You catch a glimpse of someone you think you know, but who you haven't seen for years. You're not sure it's them, then something - a raise of the eyebrow, a toss of the head - gives them away.

Without any other information, we can recognize and sex individuals from how they move their heads and faces, researchers now report1. The finding could improve face-recognition security and help to humanize animated 'synthespians'.

Harold Hill and Alan Johnston of University College London made a computer model of an average head, based on 200 men and women. They used motion-capture, like that used to animate computer games characters or in movie special effects, to record the facial movements of individuals telling a joke. They then recreated this motion in the average head, thus retaining movement information but not features or gender.

Observers shown only rigid head movements - nodding, shaking or tilting - without the flexible changes in expression were best at identifying individuals. Non-rigid movements alone did not seem to be enough to distinguish identity.

Hill suspects that these features, which are typically used to communicate emotion, or in speech, need to be the same despite individual differences. "Rigid head movements can be more idiosyncratic," he says.

Whether or not we're designed to exploit motion information to recognize familiar people in every day life "is arguable", says Tim Valentine, a psychologist at Goldsmiths College, London. "But we can do it when we have to." Motion might be a back-up to identification when other cues are unreliable, such as in poor lighting, Valentine suggests.

Hill and Johnston also asked their subjects to determine the joke-tellers' sex. This time non-rigid movements seemed to be the give away, suggesting that we have learnt to recognize systematic differences in the facial expressions used by men and women. The evolutionary biologist William Hamilton noted that women pull fewer lopsided faces than men.

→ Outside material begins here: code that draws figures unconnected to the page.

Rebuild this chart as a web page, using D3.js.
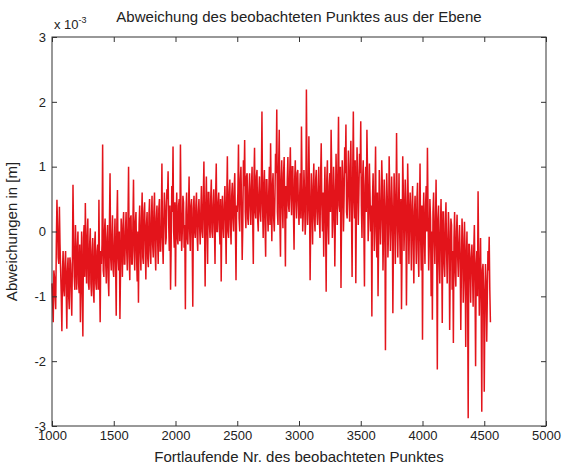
<!DOCTYPE html>
<html lang="de">
<head>
  <meta charset="utf-8">
  <title>Abweichung des beobachteten Punktes</title>
  <script type="text/javascript" src="https://cdnjs.cloudflare.com/ajax/libs/d3/7.8.5/d3.min.js"></script>
  <style>
    body {
      margin: 0px;
      background: #ffffff;
    }
    svg text {
      font-family: "Liberation Sans Narrow", "Arial Narrow", "Liberation Sans", Arial, sans-serif;
      fill: #222222;
    }
  </style>
</head>
<body>
  <script type="text/javascript">
    var width = 566;
    var height = 467;

    // tick labels
    var xTicks = [1000, 1500, 2000, 2500, 3000, 3500, 4000, 4500, 5000];
    var yTicks = [-3, -2, -1, 0, 1, 2, 3];

    // running point number: first point, step between read values
    var startNr = 1000;
    var stepNr = 5;

    // deviation in 1e-3 m at points 1000, 1010, 1020 ... (peaks and dips)
    var abw = [
      -0.8, -1.4, -0.7, -1.2, 0.49, -0.4, 0.38, -0.6, -1.54, -0.3,      // 1000
      -1.0, -0.3, -1.5, -0.4, -1.2, -0.5, -1.3, 0.72, -0.7, 0.1,        // 1100
      -0.9, 0.0, -0.95, -1.4, 0.0, -1.62, 0.1, 0.44, -0.8, 0.2,         // 1200
      -0.9, 0.05, -1.0, -0.1, -1.1, 0.0, -0.9, -0.2, 0.49, -1.4,        // 1300
      -0.5, 1.34, -0.7, 0.2, -0.8, 0.1, -1.0, 0.9, -0.6, 0.25,          // 1400
      -0.7, 0.2, -1.3, 0.64, -0.6, -1.35, 0.2, -0.7, 0.3, -0.5,         // 1500
      0.3, -0.6, 1.0, -0.75, 0.25, -0.5, 0.8, -0.6, 0.3, -0.77,         // 1600
      -1.1, 0.4, -0.6, 0.6, -0.5, 0.45, -0.74, 0.3, -0.55, 0.5,         // 1700
      -0.5, 0.55, -0.4, 0.6, -0.6, 0.4, -0.5, 0.5, -0.3, 1.05,          // 1800
      -0.5, 0.6, -0.2, 0.65, 0.93, -0.3, -0.9, 0.7, 1.31, -0.25,        // 1900
      -0.85, 0.6, -0.2, 0.5, 1.34, -0.3, 0.55, -0.25, -1.2, 0.6,        // 2000
      -0.2, 0.85, -0.3, 0.5, -1.16, 0.55, -0.1, 0.6, -0.3, 0.5,         // 2100
      -0.2, 0.7, -0.1, 1.08, -0.85, 0.85, -0.5, 0.6, -0.1, 0.8,         // 2200
      -0.1, 0.65, -0.5, 1.05, 0.0, 0.6, -0.2, -0.77, 0.55, -0.1,        // 2300
      0.7, -0.5, 1.16, -0.1, 0.8, -0.2, 0.75, 0.0, 0.9, -0.75,          // 2400
      0.3, 1.34, 0.0, 1.0, -0.44, 1.1, 1.41, 0.05, 0.9, 0.1,            // 2500
      0.9, 0.1, 1.0, -0.5, 1.29, 0.2, 0.95, 0.0, 0.85, 0.15,            // 2600
      1.85, -0.1, 0.95, -0.39, 0.8, 0.0, 1.0, 1.36, -0.15, 0.9,         // 2700
      0.0, 1.2, 1.88, 0.1, 1.57, -0.39, 1.1, 0.05, 1.15, -0.54,         // 2800
      0.2, 1.15, 0.3, 1.3, 0.25, 1.0, -0.28, 1.1, 0.2, 0.95,            // 2900
      0.1, 0.9, 1.62, 0.0, 0.95, -0.05, 2.19, 0.1, 1.47, -0.75,         // 3000
      0.9, -0.2, 1.05, 0.0, 0.95, 0.1, 1.0, -0.1, 1.36, 0.0,            // 3100
      -0.39, 1.0, -0.93, 1.1, -0.2, 0.9, 1.57, -0.1, 1.0, -0.54,        // 3200
      1.2, 0.1, 1.77, 0.3, -0.87, 1.1, 0.0, 1.3, 1.65, 0.2,             // 3300
      1.25, 0.15, 1.4, -0.7, 1.85, 0.2, -0.8, 1.3, 0.1, 1.2,            // 3400
      1.7, -0.1, 1.1, -0.85, 1.0, 1.57, -0.15, 1.05, 0.0, -1.31,        // 3500
      0.9, -0.3, 1.31, -0.4, -1.0, 0.95, -0.2, 1.1, -0.6, 0.8,          // 3600
      -1.83, 0.9, -0.4, 1.16, -0.3, 0.85, -1.26, 0.9, -0.5, 1.52,       // 3700
      -0.4, 0.9, -0.5, -1.2, 1.16, -0.3, 0.8, -1.14, 1.05, -0.5,        // 3800
      0.6, -0.6, 0.7, -0.8, 0.55, -0.5, 0.75, -0.7, 1.05, -0.6,         // 3900
      -1.67, 0.6, -0.5, 0.7, 1.29, -0.6, 0.5, -1.0, -1.36, 0.6,         // 4000
      -0.5, 0.8, -2.13, 0.4, -0.8, 0.5, -1.41, 0.3, -0.7, 0.45,         // 4100
      -0.8, 0.3, -1.52, 0.2, -0.9, -1.72, 0.3, -0.85, 0.26, -0.7,       // 4200
      0.1, -1.52, 0.2, -1.1, 0.15, -1.78, 0.0, -2.88, -0.2, -1.1,       // 4300
      -0.2, -1.16, 0.1, -2.08, -0.3, 0.62, -1.3, -0.1, -2.78, -0.5,     // 4400
      -2.47, -0.5, -1.7, -0.3, -0.08, -1.4                              // 4500
    ];

    // deviation in 1e-3 m at points 1005, 1015, 1025 ... (the dense core between)
    var abwZw = [
      -1.1, -0.6, -1.0, -0.2, 0.1, -0.5, -0.2, -1.0, -0.6, -0.9,        // 1005
      -0.5, -0.9, -0.6, -1.0, -0.4, -0.9, -0.5, -0.1, -0.9, -0.3,       // 1105
      -0.3, -0.8, -0.2, -0.7, -0.9, -0.1, -0.7, -0.3, -0.1, -0.8,       // 1205
      -0.2, -0.8, -0.3, -0.9, -0.2, -0.8, -0.3, -0.9, -0.6, -0.3,       // 1305
      -0.2, -0.6, 0.0, -0.5, -0.1, -0.7, 0.1, -0.4, -0.1, -0.6,         // 1405
      -0.2, -0.5, 0.1, -0.4, 0.0, -0.6, -0.1, 0.1, -0.5, 0.0,           // 1505
      -0.3, 0.1, -0.4, 0.2, -0.5, 0.1, -0.3, 0.15, -0.4, 0.0,           // 1605
      0.1, -0.3, 0.2, -0.4, 0.3, -0.2, 0.1, -0.4, 0.25, -0.3,           // 1705
      0.2, -0.2, 0.3, -0.3, 0.2, -0.1, 0.35, -0.3, 0.1, -0.1,           // 1805
      0.1, 0.4, -0.1, 0.5, 0.1, 0.4, -0.2, 0.3, 0.0, 0.45,              // 1905
      0.2, -0.1, 0.4, -0.15, 0.3, 0.0, 0.45, 0.1, 0.3, -0.1,            // 2005
      0.3, 0.0, 0.4, -0.1, 0.35, 0.0, 0.4, -0.05, 0.3, 0.1,             // 2105
      0.3, 0.0, 0.5, 0.1, 0.4, 0.0, 0.6, 0.1, 0.5, 0.0,                 // 2205
      0.4, 0.1, 0.55, 0.0, 0.45, 0.1, 0.5, 0.2, 0.1, 0.4,               // 2305
      0.2, 0.5, 0.0, 0.6, 0.1, 0.55, 0.2, 0.65, 0.1, 0.4,               // 2405
      0.6, 0.2, 0.8, 0.4, 0.1, 0.7, 0.3, 0.85, 0.2, 0.6,                // 2505
      0.4, 0.7, 0.2, 0.8, 0.3, 0.85, 0.2, 0.6, 0.3, 0.7,                // 2605
      0.4, 0.7, 0.1, 0.8, 0.3, 0.6, 0.1, 0.5, 0.7, 0.2,                 // 2705
      0.5, 0.9, 0.3, 1.0, 0.2, 0.8, 0.4, 0.9, 0.3, 0.7,                 // 2805
      0.8, 0.4, 0.9, 0.5, 1.0, 0.3, 0.8, 0.5, 0.9, 0.4,                 // 2905
      0.5, 0.2, 0.7, 0.3, 0.6, 0.2, 0.8, 0.4, 0.6, 0.2,                 // 3005
      0.4, 0.7, 0.2, 0.8, 0.3, 0.6, 0.2, 0.85, 0.4, 0.6,                // 3105
      0.5, 0.2, 0.8, 0.1, 0.7, 0.3, 0.9, 0.2, 0.6, 0.3,                 // 3205
      0.6, 0.9, 0.4, 1.0, 0.3, 0.8, 0.5, 0.9, 0.3, 0.7,                 // 3305
      0.6, 1.0, 0.3, 0.9, 0.5, 1.1, 0.4, 0.8, 0.6, 0.9,                 // 3405
      0.4, 0.8, 0.1, 0.7, 0.3, 0.9, 0.2, 0.6, 0.4, 0.5,                 // 3505
      0.3, 0.5, 0.0, 0.6, -0.1, 0.4, 0.2, 0.7, 0.0, 0.3,                // 3605
      0.2, 0.5, 0.0, 0.6, 0.1, 0.4, -0.1, 0.5, 0.2, 0.3,                // 3705
      0.3, 0.0, 0.5, -0.2, 0.6, 0.1, 0.4, -0.1, 0.5, 0.2,               // 3805
      0.1, 0.4, -0.2, 0.3, 0.0, 0.5, -0.3, 0.2, -0.1, 0.4,              // 3905
      0.2, -0.1, 0.4, 0.0, 0.3, -0.2, 0.2, 0.0, 0.3, -0.1,              // 4005
      0.1, -0.3, 0.2, -0.4, 0.0, -0.2, 0.3, -0.5, 0.1, -0.3,            // 4105
      -0.2, 0.0, -0.5, 0.1, -0.3, -0.1, -0.6, 0.0, -0.4, -0.2,          // 4205
      -0.4, -0.6, -0.1, -0.7, -0.3, -0.5, -0.8, -0.2, -0.6, -0.4,       // 4305
      -0.6, -0.3, -0.8, -0.5, -1.0, -0.4, -0.7, -1.1, -0.6, -0.9,       // 4405
      -1.2, -0.8, -1.0, -0.6, -0.9                                      // 4505
    ];

    // both readings in point order: 1000, 1005, 1010 ...
    var werte = [];
    abw.forEach(function (v, i) {
      werte.push(v);
      if (i < abwZw.length) { werte.push(abwZw[i]); }
    });

    var margin = {top: 37, right: 20, bottom: 41, left: 52};
    var plotW = width - margin.left - margin.right;
    var plotH = height - margin.top - margin.bottom;

    var svg = d3.select("body").append("svg")
      .attr("width", width)
      .attr("height", height);

    var x = d3.scaleLinear().domain([1000, 5000]).range([0, plotW]);
    var y = d3.scaleLinear().domain([-3, 3]).range([plotH, 0]);

    var g = svg.append("g")
      .attr("transform", "translate(" + margin.left + "," + margin.top + ")");

    // the measured line
    var line = d3.line()
      .x(function (d, i) { return x(startNr + i * stepNr); })
      .y(function (d) { return y(d); });

    g.append("path")
      .datum(werte)
      .attr("fill", "none")
      .attr("stroke", "#e3141b")
      .attr("stroke-width", 1.5)
      .attr("stroke-linejoin", "miter")
      .attr("d", line);

    // axes, matlab style: ticks inside, box all around
    function styleAxis(sel) {
      sel.select(".domain").remove();
      sel.selectAll(".tick line").attr("stroke", "#333333");
      sel.selectAll(".tick text")
        .attr("fill", "#222222")
        .style("font-size", "13px");
    }

    g.append("g")
      .attr("transform", "translate(0," + plotH + ")")
      .call(d3.axisBottom(x).tickValues(xTicks).tickSizeInner(-5).tickSizeOuter(0)
        .tickPadding(5).tickFormat(function (d) { return String(d); }))
      .call(styleAxis);

    g.append("g")
      .call(d3.axisTop(x).tickValues(xTicks).tickSizeInner(-5).tickSizeOuter(0)
        .tickFormat(""))
      .call(styleAxis);

    g.append("g")
      .call(d3.axisLeft(y).tickValues(yTicks).tickSizeInner(-5).tickSizeOuter(0)
        .tickPadding(6).tickFormat(function (d) { return String(d); }))
      .call(styleAxis);

    g.append("g")
      .attr("transform", "translate(" + plotW + ",0)")
      .call(d3.axisRight(y).tickValues(yTicks).tickSizeInner(-5).tickSizeOuter(0)
        .tickFormat(""))
      .call(styleAxis);

    g.append("rect")
      .attr("x", 0)
      .attr("y", 0)
      .attr("width", plotW)
      .attr("height", plotH)
      .attr("fill", "none")
      .attr("stroke", "#333333")
      .attr("stroke-width", 1);

    // exponent label
    var expo = svg.append("text")
      .attr("x", margin.left + 2)
      .attr("y", 29)
      .style("font-size", "13px");
    expo.append("tspan").text("x 10");
    expo.append("tspan")
      .attr("dy", -6)
      .style("font-size", "9px")
      .text("-3");

    // title
    svg.append("text")
      .attr("x", margin.left + plotW / 2)
      .attr("y", 22)
      .attr("text-anchor", "middle")
      .style("font-size", "15px")
      .text("Abweichung des beobachteten Punktes aus der Ebene");

    // x label
    svg.append("text")
      .attr("x", margin.left + plotW / 2)
      .attr("y", 462)
      .attr("text-anchor", "middle")
      .style("font-size", "15px")
      .text("Fortlaufende Nr. des beobachteten Punktes");

    // y label
    svg.append("text")
      .attr("transform", "translate(17," + (margin.top + plotH / 2) + ") rotate(-90)")
      .attr("text-anchor", "middle")
      .style("font-size", "15px")
      .text("Abweichungen in [m]");
  </script>
</body>
</html>
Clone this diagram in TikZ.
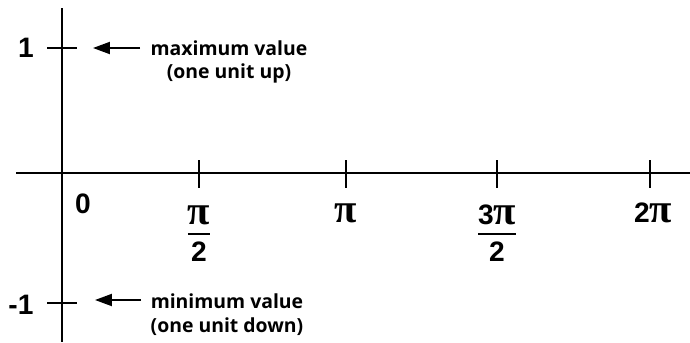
\documentclass[tikz,border=0pt]{standalone}
\usepackage{fontspec}
\setmainfont{Liberation Sans}
\newfontfamily\pifont{Liberation Serif}
\newfontfamily\notefont{Open Sans}
\usetikzlibrary{arrows.meta}
\newcommand{\PI}{{\pifont\fontsize{29}{29}\selectfont π}}
\newcommand{\halfof}[1]{{\setlength{\arrayrulewidth}{1.4pt}\begin{tabular}{@{}c@{}}#1\\[-1pt]\hline\rule{0pt}{19pt}2\end{tabular}}}
\begin{document}
\begin{tikzpicture}[x=0.025cm, y=-0.025cm,
    axis/.style={line width=1.4pt},
    num/.style={font=\fontsize{20}{22}\selectfont\bfseries, inner sep=0pt},
    note/.style={font=\notefont\fontsize{13.8}{17}\selectfont\bfseries, align=center, inner sep=0pt},
    pointer/.style={line width=1.4pt, -{Triangle[length=12pt, width=8.5pt]}}]
    \useasboundingbox (0,0) rectangle (690,342);
    % axes with ticks, one period of the sine wave
    \coordinate (xl) at (16,173);
    \coordinate (xr) at (690,173);
    \coordinate (yt) at (62,8);
    \coordinate (yb) at (62,342);
    \draw[axis] (xl) -- (xr);
    \draw[axis] (yt) -- (yb);
    \foreach \x/\name in {199/a, 346/b, 497/c, 650/d}
        \draw[axis] (\x,160) coordinate (t\name) -- (\x,188);
    \draw[axis] (47,48) -- (77,48) coordinate (ymax);
    \draw[axis] (47,303) -- (77,303) coordinate (ymin);
    % labels
    \node[num] (one) at (26,48) {1};
    \node[num] (minusone) at (21,305) {-1};
    \node[num] (zero) at (83,204) {0};
    \node[num] (halfpi) at (199,237) {\halfof{\PI}};
    \node[num, anchor=base] (pi) at (346,222) {\PI};
    \node[num] (threehalfpi) at (497,237) {\halfof{3\PI}};
    \node[num, anchor=base] (twopi) at (653,222) {2\PI};
    % notes for max and min
    \node[note] (maxnote) at (229,62) {maximum value\\(one unit up)};
    \node[note] (minnote) at (227,315) {minimum value\\(one unit down)};
    \coordinate (maxtail) at (140,48);
    \coordinate (maxtip) at (93,48);
    \coordinate (mintail) at (141,300);
    \coordinate (mintip) at (95,300);
    \draw[pointer] (maxtail) -- (maxtip);
    \draw[pointer] (mintail) -- (mintip);
\end{tikzpicture}
\end{document}
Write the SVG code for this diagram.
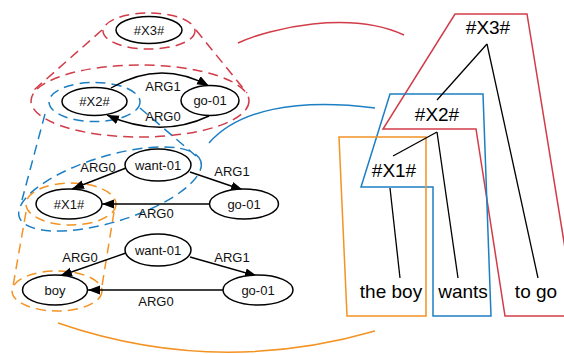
<svg xmlns="http://www.w3.org/2000/svg" width="564" height="354" viewBox="0 0 564 354">
<defs>
<marker id="ah" viewBox="0 0 12 10" refX="12" refY="5" markerWidth="12" markerHeight="10" markerUnits="userSpaceOnUse" orient="auto">
<path d="M0,0.5 L12,5 L0,9.5 Z" fill="#000"/>
</marker>
</defs>
<style>
.node ellipse{fill:#fff;stroke:#000;stroke-width:1.5}
.t{font-family:"Liberation Sans",Arial,sans-serif;font-size:13px;text-anchor:middle;fill:#111}
.big{font-family:"Liberation Sans",Arial,sans-serif;font-size:19px;text-anchor:middle;fill:#000}
.e{fill:none;stroke:#000;stroke-width:1.4;marker-end:url(#ah)}
.dr{fill:none;stroke:#d23c48;stroke-width:1.5;stroke-dasharray:10,6}
.db{fill:none;stroke:#1c7fc4;stroke-width:1.5;stroke-dasharray:10,6}
.do{fill:none;stroke:#f39324;stroke-width:1.5;stroke-dasharray:10,6}
.sr{fill:none;stroke:#d23c48;stroke-width:1.5}
.sb{fill:none;stroke:#1c7fc4;stroke-width:1.5}
.so{fill:none;stroke:#f39324;stroke-width:1.5}
.tl{fill:none;stroke:#000;stroke-width:1.3}
</style>
<rect width="564" height="354" fill="#fff"/>

<g id="groupings">
<ellipse class="dr" cx="149" cy="31" rx="46" ry="18"/>
<ellipse class="dr" cx="140" cy="101" rx="109" ry="36"/>
<line class="dr" x1="102" y1="30" x2="34" y2="90"/>
<line class="dr" x1="196" y1="30" x2="247" y2="93"/>
<ellipse class="db" cx="94.5" cy="102" rx="45.5" ry="19.5"/>
<ellipse class="db" cx="110" cy="189" rx="95" ry="33" transform="rotate(-17 110 189)"/>
<line class="db" x1="45" y1="114" x2="22" y2="200"/>
<line class="db" x1="140" y1="108" x2="196" y2="156"/>
<ellipse class="do" cx="71" cy="204" rx="45" ry="21"/>
<ellipse class="do" cx="57" cy="291" rx="45" ry="20"/>
<line class="do" x1="26" y1="212" x2="13" y2="286"/>
<line class="do" x1="114" y1="212" x2="102" y2="286"/>
</g>

<g id="connectors">
<path class="e" d="M111,88 Q160,59 209,86"/>
<path class="e" d="M209,116 Q160,139 107,115"/>
<path class="e" d="M126,168 L72,189"/>
<path class="e" d="M190,172 L243,190"/>
<path class="e" d="M209,204 L102,204"/>
<path class="e" d="M126,253 L60,276"/>
<path class="e" d="M190,257 L257,276"/>
<path class="e" d="M223,290 L88,290"/>
<path class="so" d="M58,323 Q215,377 375,331"/>
<path class="sr" d="M238,43 C270,28 350,10 404,35"/>
<path class="sb" d="M209,143 C238,110 295,98 375,108"/>
</g>

<g id="labels">
<text class="t" x="163" y="91">ARG1</text>
<text class="t" x="163" y="121">ARG0</text>
<text class="t" x="98" y="172">ARG0</text>
<text class="t" x="232" y="176">ARG1</text>
<text class="t" x="156" y="218">ARG0</text>
<text class="t" x="80" y="262">ARG0</text>
<text class="t" x="232" y="262">ARG1</text>
<text class="t" x="156" y="306">ARG0</text>
</g>

<g id="n-x3" class="node"><ellipse cx="149" cy="30" rx="33" ry="13.5"/><text class="t" x="149" y="34.5">#X3#</text></g>
<g id="n-x2" class="node"><ellipse cx="94.5" cy="101.5" rx="32.5" ry="14"/><text class="t" x="94.5" y="106">#X2#</text></g>
<g id="n-go1" class="node"><ellipse cx="210" cy="100.5" rx="29" ry="15"/><text class="t" x="210" y="105">go-01</text></g>
<g id="n-want1" class="node"><ellipse cx="158" cy="165" rx="33" ry="16"/><text class="t" x="158" y="169.5">want-01</text></g>
<g id="n-x1" class="node"><ellipse cx="69" cy="204" rx="33" ry="15"/><text class="t" x="69" y="208.5">#X1#</text></g>
<g id="n-go2" class="node"><ellipse cx="244" cy="204" rx="34.5" ry="15"/><text class="t" x="244" y="208.5">go-01</text></g>
<g id="n-want2" class="node"><ellipse cx="158" cy="250" rx="33" ry="16"/><text class="t" x="158" y="254.5">want-01</text></g>
<g id="n-boy" class="node"><ellipse cx="55" cy="290" rx="32.5" ry="15"/><text class="t" x="55" y="294.5">boy</text></g>
<g id="n-go3" class="node"><ellipse cx="258" cy="290" rx="35" ry="15"/><text class="t" x="258" y="294.5">go-01</text></g>

<g id="tree">
<polygon class="sr" points="455,14 527,14 576,316 505,316 476,129 383,129"/>
<polygon class="sb" points="390,94 483,94 491,316 433,316 433,187 361,187"/>
<polygon class="so" points="339,137 426,137 426,316 347,316"/>
<line class="tl" x1="487" y1="44" x2="437" y2="100"/>
<line class="tl" x1="487" y1="44" x2="538" y2="278"/>
<line class="tl" x1="437" y1="132" x2="393" y2="156"/>
<line class="tl" x1="437" y1="132" x2="458" y2="278"/>
<line class="tl" x1="390" y1="188" x2="400" y2="278"/>
<text class="big" x="488" y="34">#X3#</text>
<text class="big" x="437" y="121">#X2#</text>
<text class="big" x="394" y="177">#X1#</text>
<text class="big" x="391" y="298">the boy</text>
<text class="big" x="463" y="298">wants</text>
<text class="big" x="536" y="298">to go</text>
</g>
</svg>
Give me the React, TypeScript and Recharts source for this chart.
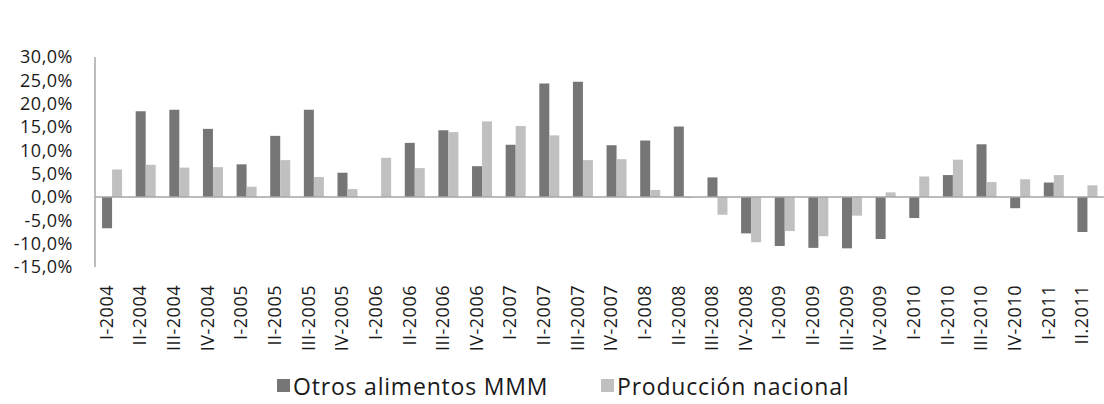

Turning the animations upside down hampered people's judgement: "It's almost as if it turns off the face processing system," says Hill. This suggests that motion feeds into the brain's specialized ability to recognize faces.

Computer security systems that recognize faces could be programmed to take account of the individuality of motion, says Michael Lewis, a psychologist at the University of Cardiff, Wales. These currently use static facial images, which, he points out "could be fooled by a photograph".

Movement idiosyncrasies could also be used to enhance virtual actors' performances. Says Valentine: "If you were creating a digital stuntman, you'd want to capture individual, rather than generic movements."